First you need some water, salt (in the shaker that looks like a light bulb), an old toothbrush and a small paint brush



The technique seems quiet simple wet the toothbrush with the water and flick it onto the surface then sprinkle the salt on. For larger patches of weather area just dab water on with the paint brush instead the salt should set with the water almost instantly.





I left the salt to dry over night and then knocked of any excess area that i didn't want chipping with a cotton bud (Q-tip)



Once happy it went to the spray bay. As it's an overall green I decided to pre shade the panels with black in the hope it'll break up the monotony of the colour. At this point I realised that the salt masking is very fragile and some fell off or blew off with the airbrush before the paint got near it. So take care not to knock it all off or put extra on to start with.

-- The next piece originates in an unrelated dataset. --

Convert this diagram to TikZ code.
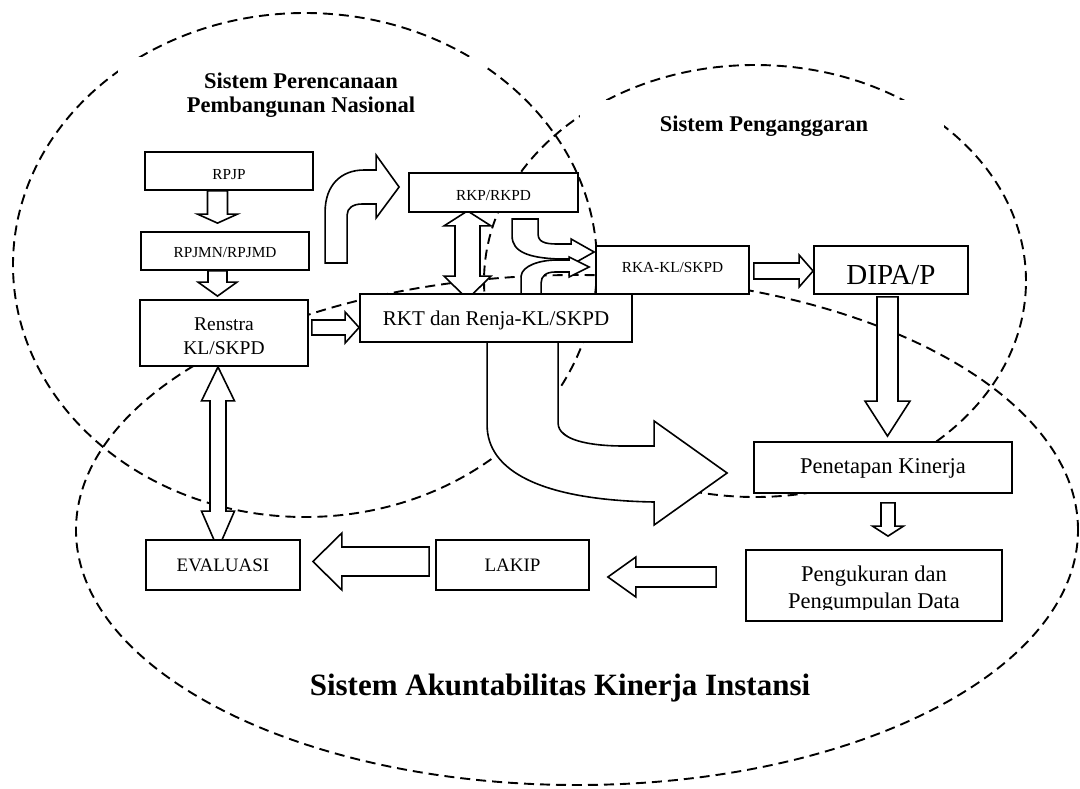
\documentclass[tikz,border=0pt]{standalone}
\usepackage{fontspec}
\setmainfont{Liberation Serif}
\usetikzlibrary{calc}
\pgfdeclarelayer{ell}
\pgfdeclarelayer{arr}
\pgfsetlayers{ell,arr,main}

% straight block arrows: start, tip, shaft half width, head half width, head length
\newcommand\blkdown[5]{%
  \draw[blk] let \p1=(#1), \p2=(#2) in
    (\x2-#3pt,\y1) -- (\x2-#3pt,\y2+#5pt) -- (\x2-#4pt,\y2+#5pt) -- (\p2)
    -- (\x2+#4pt,\y2+#5pt) -- (\x2+#3pt,\y2+#5pt) -- (\x2+#3pt,\y1) -- cycle;}
\newcommand\blkright[5]{%
  \draw[blk] let \p1=(#1), \p2=(#2) in
    (\x1,\y2+#3pt) -- (\x2-#5pt,\y2+#3pt) -- (\x2-#5pt,\y2+#4pt) -- (\p2)
    -- (\x2-#5pt,\y2-#4pt) -- (\x2-#5pt,\y2-#3pt) -- (\x1,\y2-#3pt) -- cycle;}
\newcommand\blkleft[5]{%
  \draw[blk] let \p1=(#1), \p2=(#2) in
    (\x1,\y2+#3pt) -- (\x2+#5pt,\y2+#3pt) -- (\x2+#5pt,\y2+#4pt) -- (\p2)
    -- (\x2+#5pt,\y2-#4pt) -- (\x2+#5pt,\y2-#3pt) -- (\x1,\y2-#3pt) -- cycle;}
% two-headed vertical block arrow: upper tip, lower tip, shaft hw, head hw, upper head length, lower head length
\newcommand\blkupdown[6]{%
  \draw[blk] let \p1=(#1), \p2=(#2) in
    (\p1) -- (\x1+#4pt,\y1-#5pt) -- (\x1+#3pt,\y1-#5pt) -- (\x1+#3pt,\y2+#6pt)
    -- (\x1+#4pt,\y2+#6pt) -- (\x1,\y2) -- (\x1-#4pt,\y2+#6pt) -- (\x1-#3pt,\y2+#6pt)
    -- (\x1-#3pt,\y1-#5pt) -- (\x1-#4pt,\y1-#5pt) -- cycle;}

\begin{document}
\begin{tikzpicture}[x=1pt,y=-1pt,
  box/.style={draw,line width=1.8pt,fill=white,inner sep=0pt},
  blk/.style={draw,fill=white,line width=1.6pt,line join=miter},
  ring/.style={draw,line width=1.9pt,dash pattern=on 10pt off 6pt},
  lbl/.style={anchor=base,inner sep=0pt},
  sz/.style={font=\fontsize{#1}{#1}\selectfont},
  ttl/.style={font=\fontsize{22.5}{22.5}\selectfont\bfseries},
  bigttl/.style={font=\fontsize{31}{31}\selectfont\bfseries},
  titlebg/.style={fill=white,inner sep=0pt}]
\useasboundingbox (0,0) rectangle (1080,788);

% ---------- the three system areas ----------
\begin{pgfonlayer}{ell}
  \fill[white] (0,0) rectangle (1080,788);
  \draw[ring] (305,265) ellipse [x radius=292pt, y radius=252pt];
  \draw[ring] (755,281) ellipse [x radius=271pt, y radius=216pt];
  \draw[ring] (577,530) ellipse [x radius=501pt, y radius=255pt];
  \node[titlebg, minimum width=366pt, minimum height=73pt] (t1) at (301,93.5) {};
  \node[titlebg, minimum width=364pt, minimum height=50pt] (t2) at (762,125) {};
\end{pgfonlayer}

% ---------- documents ----------
\node[box, minimum width=168pt, minimum height=38pt] (rpjp) at (229,171) {};
\node[box, minimum width=168pt, minimum height=38pt] (rpjmn) at (225,251) {};
\node[box, minimum width=168pt, minimum height=66pt] (renstra) at (224,333) {};
\node[box, minimum width=272pt, minimum height=48pt] (rkt) at (496,318) {};
\node[box, minimum width=169pt, minimum height=39pt] (rkp) at (493.5,192.5) {};
\node[box, minimum width=153pt, minimum height=48pt] (rka) at (672.5,270) {};
\node[box, minimum width=154pt, minimum height=48pt] (dipa) at (891,270) {};
\node[box, minimum width=258pt, minimum height=51pt] (penetapan) at (883,467.5) {};
\node[box, minimum width=256pt, minimum height=71pt] (pengukuran) at (874,585.5) {};
\node[box, minimum width=154pt, minimum height=50pt] (evaluasi) at (223,565) {};
\node[box, minimum width=153pt, minimum height=50pt] (lakip) at (512.5,565) {};

\node[lbl,sz=15.3] (rpjpL) at ([yshift=-8pt]rpjp.center) {RPJP};
\node[lbl,sz=15.3] (rpjmnL) at ([yshift=-6.7pt]rpjmn.center) {RPJMN/RPJMD};
\node[lbl,sz=15.3] (rkpL) at ([yshift=-8.2pt]rkp.center) {RKP/RKPD};
\node[lbl,sz=15.3] (rkaL) at ([yshift=-2.3pt]rka.center) {RKA-KL/SKPD};
\node[lbl,sz=19.5] (renL1) at ([yshift=3pt]renstra.center) {Renstra};
\node[lbl,sz=19.5] (renL2) at ([yshift=-21pt]renstra.center) {KL/SKPD};
\node[lbl,sz=21] (rktL) at ([yshift=-7.7pt]rkt.center) {RKT dan Renja-KL/SKPD};
\node[lbl,sz=29] (dipaL) at ([yshift=-14.3pt]dipa.center) {DIPA/P};
\node[lbl,sz=22.5] (penL) at ([yshift=-5.8pt]penetapan.center) {Penetapan Kinerja};
\begin{scope}
  \clip (746,540) rectangle (1002,609);
  \node[lbl,sz=22.5] (pengL1) at ([yshift=4.5pt]pengukuran.center) {Pengukuran dan};
  \node[lbl,sz=22.5] (pengL2) at ([yshift=-22.5pt]pengukuran.center) {Pengumpulan Data};
\end{scope}
\node[lbl,sz=19] (evalL) at ([yshift=-6.7pt]evaluasi.center) {EVALUASI};
\node[lbl,sz=19] (lakipL) at ([yshift=-6.7pt]lakip.center) {LAKIP};

\node[lbl,ttl] (t1a) at ([yshift=5.2pt]t1.center) {Sistem Perencanaan};
\node[lbl,ttl] (t1b) at ([yshift=-19.2pt]t1.center) {Pembangunan Nasional};
\node[lbl,ttl] (t2a) at ([xshift=2pt,yshift=-6pt]t2.center) {Sistem Penganggaran};
\node[lbl,bigttl] (t3) at (560,695) {Sistem Akuntabilitas Kinerja Instansi};

% ---------- flows ----------
\begin{pgfonlayer}{arr}
  \coordinate (a1s) at ([xshift=-11.5pt]rpjp.south);
  \coordinate (a1t) at ([xshift=-7.5pt,yshift=8pt]rpjmn.north);
  \blkdown{a1s}{a1t}{10}{20}{9}

  \coordinate (a2s) at ([xshift=-7.5pt]rpjmn.south);
  \coordinate (a2t) at ([xshift=-6.5pt,yshift=3pt]renstra.north);
  \blkdown{a2s}{a2t}{9.5}{19.5}{14}

  \coordinate (a3s) at ([xshift=3pt]renstra.east);
  \coordinate (a3t) at ([yshift=-9.5pt]rkt.west);
  \blkright{a3s}{a3t}{7.5}{15.5}{14}

  \coordinate (a5a) at ([xshift=-26pt,yshift=2pt]rkp.south);
  \coordinate (a5b) at ([xshift=-28.5pt,yshift=-6pt]rkt.north);
  \blkupdown{a5a}{a5b}{12.5}{23.5}{15}{23}

  \coordinate (a8s) at ([xshift=4pt]rka.east);
  \coordinate (a8t) at ([yshift=-1pt]dipa.west);
  \blkright{a8s}{a8t}{8}{16}{14}

  \coordinate (a9s) at ([xshift=-3.5pt,yshift=-2pt]dipa.south);
  \coordinate (a9t) at ([xshift=4.5pt,yshift=5pt]penetapan.north);
  \blkdown{a9s}{a9t}{10.5}{22.5}{35}

  \coordinate (a10s) at ([xshift=5pt,yshift=-9pt]penetapan.south);
  \coordinate (a10t) at ([xshift=14pt,yshift=13pt]pengukuran.north);
  \blkdown{a10s}{a10t}{7}{15.5}{10}

  \coordinate (a11s) at ([xshift=-29pt]pengukuran.west);
  \coordinate (a11t) at ([xshift=18pt,yshift=-12pt]lakip.east);
  \blkleft{a11s}{a11t}{10}{20}{28}

  \coordinate (a12s) at ([xshift=-6pt]lakip.west);
  \coordinate (a12t) at ([xshift=12pt,yshift=3.5pt]evaluasi.east);
  \blkleft{a12s}{a12t}{14.5}{28.5}{29}

  \coordinate (a13a) at ([xshift=-6pt]renstra.south);
  \coordinate (a13b) at ([xshift=-5pt,yshift=-10pt]evaluasi.north);
  \blkupdown{a13a}{a13b}{8}{16.5}{34}{38}

  % bent arrow rising into RKP/RKPD
  \coordinate (a4t) at ([xshift=-9pt,yshift=5.5pt]rkp.west);
  \begin{scope}[shift={(a4t)}]
    \draw[blk] (0,0) -- (-23,-32) -- (-23,-17) -- (-35,-17)
      .. controls (-58,-17) and (-74,-2) .. (-74,25) -- (-74,76) -- (-52,76) -- (-52,28)
      .. controls (-52,21) and (-46,17) .. (-37,17) -- (-23,17) -- (-23,31) -- cycle;
  \end{scope}

  % RKP/RKPD down into RKA-KL/SKPD
  \coordinate (a6t) at ([xshift=-1pt,yshift=18pt]rka.west);
  \begin{scope}[shift={(a6t)}]
    \draw[blk] (-82,-33) -- (-56,-33) -- (-56,-18)
      .. controls (-56,-10) and (-49,-8) .. (-37,-8) -- (-23,-8) -- (-23,-13) -- (0,0)
      -- (-23,13) -- (-23,7) -- (-35,7)
      .. controls (-65,6) and (-82,0) .. (-82,-16) -- cycle;
  \end{scope}

  % RKT up into RKA-KL/SKPD
  \coordinate (a7t) at ([xshift=-6pt,yshift=3pt]rka.west);
  \begin{scope}[shift={(a7t)}]
    \draw[blk] (-68,27) -- (-68,9) .. controls (-67,-1) and (-50,-7) .. (-32,-7)
      -- (-20,-7) -- (-20,-10) -- (0,0) -- (-20,10) -- (-20,5) -- (-34,5)
      .. controls (-43,5) and (-48,9) .. (-48,16) -- (-48,27) -- cycle;
  \end{scope}

  % wide U-turn arrow from RKT down to Penetapan Kinerja
  \coordinate (a14t) at ([xshift=-26pt,yshift=-5.5pt]penetapan.west);
  \begin{scope}[shift={(a14t)}]
    \draw[blk] (-240,-131) -- (-240,-48) .. controls (-240,-3) and (-188,27) .. (-73,29)
      -- (-73,52) -- (0,0) -- (-73,-52) -- (-73,-27) -- (-103,-27)
      .. controls (-138,-27) and (-169,-33) .. (-169,-50) -- (-169,-131) -- cycle;
  \end{scope}
\end{pgfonlayer}
\end{tikzpicture}
\end{document}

And then the coat of Tamiya XF-11 J.N. Green was applied in light coats to build up the colour but not hide the pre-shade too much. Before the paint had fully dried I got the toothbrush and scrubbed the salt off. I'm not sure if its meant to do this but the scrubbing not only removed the salt but has also left a patchy appearance to the paint as well... bonus







The gun bay door was a result of applying the water with a brush

The engine nacelles got a similar treatment but were sprayed with XF-18 Semi Gloss Black but the salt was harder to remove (i think it maybe the paint that caused this)



I also made my own masks for the Hinomaru's, Leading edge ID and the tail code as I wanted to salt weather these as well. Ideally I would have used Mal's Miracle Masks but I knew he's very busy at the moment..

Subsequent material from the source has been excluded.